使用DDPG算法控制小车上山
使用DDPG算法控制小车上山
实验目标
通过本案例的学习和课后作业的练习:
- 了解DDPG算法的基本概念
- 了解如何基于DDPG训练一个控制类小游戏
- 了解强化学习训练推理游戏的整体流程
你也可以将本案例相关的 ipynb 学习笔记分享到 AI Gallery Notebook 版块获得成长值,分享方法请查看此文档。
案例内容介绍
MountainCarContinuous是连续动作空间的控制游戏,也是OpenAi gym的经典问题。在此游戏中,我们可以向左/向右推动小车,小车若到达山顶,则游戏胜利,越早到达山顶,则分数越高;若999回合后,没有到达山顶,则游戏失败。DDPG全称为Deep Deterministic Policy Gradient,由Google Deepmind发表于ICLR 2016,主要用于解决连续动作空间的问题。 在本案例中,我们将展示如何基于DDPG算法,训练连续动作空间的小车上山问题。
整体流程:安装基础依赖->创建mountain_car环境->构建DDPG算法->训练->推理->可视化效果
DDPG算法介绍
DDPG将深度学习神经网络融合进DPG。相对于DPG的核心改进是:采用卷积神经网络作为策略函数μ和Q函数的模拟,即策略网络和Q网络;然后使用深度学习的方法来训练上述神经网络。DDPG的算法伪代码如下图所示:
MountainCarContinuous-v0环境简介
MountainCarContinuous-v0,是基于gym的经典控制环境。游戏任务为玩家通过向左/向右推动小车,使之最终到达右边山坡的旗帜处。
- 游戏机制
小车初始处于两个山坡中间,而小车的引擎无法提供足够的动力使小车向右直接到达山顶旗帜处。因此,需要玩家在山谷中前后推动小车来积蓄动能,以使小车冲上目标点。小车到达目标点所用动能越少,奖励越高。
注意事项
-
本案例运行环境为 Pytorch-1.0.0,且需使用 GPU 运行,请查看《ModelAtrs JupyterLab 硬件规格使用指南》了解切换硬件规格的方法;
-
如果您是第一次使用 JupyterLab,请查看《ModelAtrs JupyterLab使用指导》了解使用方法;
-
如果您在使用 JupyterLab 过程中碰到报错,请参考《ModelAtrs JupyterLab常见问题解决办法》尝试解决问题。
实验步骤
1.程序初始化
第1步:安装基础依赖
要确保所有依赖都安装成功后,再执行之后的代码。如果某些模块因为网络原因导致安装失败,直接重试一次即可。
!pip install gym
!pip install pandas
Requirement already satisfied: gym in /home/ma-user/anaconda3/envs/Pytorch-1.0.0/lib/python3.6/site-packages
Requirement already satisfied: pyglet<=1.5.0,>=1.4.0 in /home/ma-user/anaconda3/envs/Pytorch-1.0.0/lib/python3.6/site-packages (from gym)
Requirement already satisfied: Pillow<=7.2.0 in /home/ma-user/anaconda3/envs/Pytorch-1.0.0/lib/python3.6/site-packages (from gym)
Requirement already satisfied: numpy>=1.10.4 in /home/ma-user/anaconda3/envs/Pytorch-1.0.0/lib/python3.6/site-packages (from gym)

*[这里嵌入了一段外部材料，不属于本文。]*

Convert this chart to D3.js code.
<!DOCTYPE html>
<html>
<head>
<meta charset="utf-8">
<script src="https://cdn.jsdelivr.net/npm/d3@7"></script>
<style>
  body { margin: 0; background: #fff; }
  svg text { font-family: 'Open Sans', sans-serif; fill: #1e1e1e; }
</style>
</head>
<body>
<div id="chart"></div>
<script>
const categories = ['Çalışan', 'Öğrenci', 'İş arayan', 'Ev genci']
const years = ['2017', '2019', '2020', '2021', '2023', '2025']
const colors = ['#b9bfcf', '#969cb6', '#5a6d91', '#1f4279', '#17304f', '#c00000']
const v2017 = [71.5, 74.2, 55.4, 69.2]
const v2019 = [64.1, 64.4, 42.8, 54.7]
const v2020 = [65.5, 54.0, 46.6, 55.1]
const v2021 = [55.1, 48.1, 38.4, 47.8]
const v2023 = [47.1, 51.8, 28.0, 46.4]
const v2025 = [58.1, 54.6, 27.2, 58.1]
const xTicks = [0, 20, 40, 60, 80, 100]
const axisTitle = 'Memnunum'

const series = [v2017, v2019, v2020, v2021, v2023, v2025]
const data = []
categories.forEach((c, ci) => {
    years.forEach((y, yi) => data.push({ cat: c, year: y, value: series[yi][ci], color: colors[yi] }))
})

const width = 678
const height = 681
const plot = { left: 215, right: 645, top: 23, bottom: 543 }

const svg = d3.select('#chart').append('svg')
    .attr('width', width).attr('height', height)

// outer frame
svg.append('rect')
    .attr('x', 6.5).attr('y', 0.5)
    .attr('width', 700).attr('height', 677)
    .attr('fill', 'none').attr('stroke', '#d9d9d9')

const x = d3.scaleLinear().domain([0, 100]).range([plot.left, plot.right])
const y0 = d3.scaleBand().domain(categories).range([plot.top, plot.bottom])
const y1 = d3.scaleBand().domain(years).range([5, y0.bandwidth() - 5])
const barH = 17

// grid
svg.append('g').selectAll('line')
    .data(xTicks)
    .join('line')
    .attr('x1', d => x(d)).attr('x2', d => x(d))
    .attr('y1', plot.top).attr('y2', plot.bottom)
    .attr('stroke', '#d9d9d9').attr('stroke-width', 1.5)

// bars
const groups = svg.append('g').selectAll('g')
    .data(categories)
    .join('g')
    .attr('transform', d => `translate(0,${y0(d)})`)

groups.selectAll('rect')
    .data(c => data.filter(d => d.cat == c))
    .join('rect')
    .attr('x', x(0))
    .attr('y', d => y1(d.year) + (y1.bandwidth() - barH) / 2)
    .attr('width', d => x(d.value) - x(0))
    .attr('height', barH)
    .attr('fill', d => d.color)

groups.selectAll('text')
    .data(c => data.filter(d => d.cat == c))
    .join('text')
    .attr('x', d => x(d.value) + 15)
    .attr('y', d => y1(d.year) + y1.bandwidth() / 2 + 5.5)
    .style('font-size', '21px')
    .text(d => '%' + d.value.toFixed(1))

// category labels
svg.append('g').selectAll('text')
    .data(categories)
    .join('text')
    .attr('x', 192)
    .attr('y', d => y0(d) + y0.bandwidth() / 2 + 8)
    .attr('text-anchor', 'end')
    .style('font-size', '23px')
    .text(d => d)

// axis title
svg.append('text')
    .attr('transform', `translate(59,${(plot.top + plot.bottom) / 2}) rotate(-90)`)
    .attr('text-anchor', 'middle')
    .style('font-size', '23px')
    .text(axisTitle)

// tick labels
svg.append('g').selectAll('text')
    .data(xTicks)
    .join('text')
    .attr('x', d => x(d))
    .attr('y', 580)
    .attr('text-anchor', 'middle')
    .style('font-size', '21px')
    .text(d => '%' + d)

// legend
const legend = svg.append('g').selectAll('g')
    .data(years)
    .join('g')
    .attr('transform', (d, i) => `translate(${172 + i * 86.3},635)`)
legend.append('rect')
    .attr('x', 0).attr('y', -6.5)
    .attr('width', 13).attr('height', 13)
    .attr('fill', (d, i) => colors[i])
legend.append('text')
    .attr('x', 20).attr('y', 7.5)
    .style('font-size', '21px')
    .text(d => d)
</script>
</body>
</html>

Requirement already satisfied: scipy in /home/ma-user/anaconda3/envs/Pytorch-1.0.0/lib/python3.6/site-packages (from gym)
Requirement already satisfied: cloudpickle<1.7.0,>=1.2.0 in /home/ma-user/anaconda3/envs/Pytorch-1.0.0/lib/python3.6/site-packages (from gym)
Requirement already satisfied: future in /home/ma-user/anaconda3/envs/Pytorch-1.0.0/lib/python3.6/site-packages (from pyglet<=1.5.0,>=1.4.0->gym)
[33mYou are using pip version 9.0.1, however version 21.3.1 is available.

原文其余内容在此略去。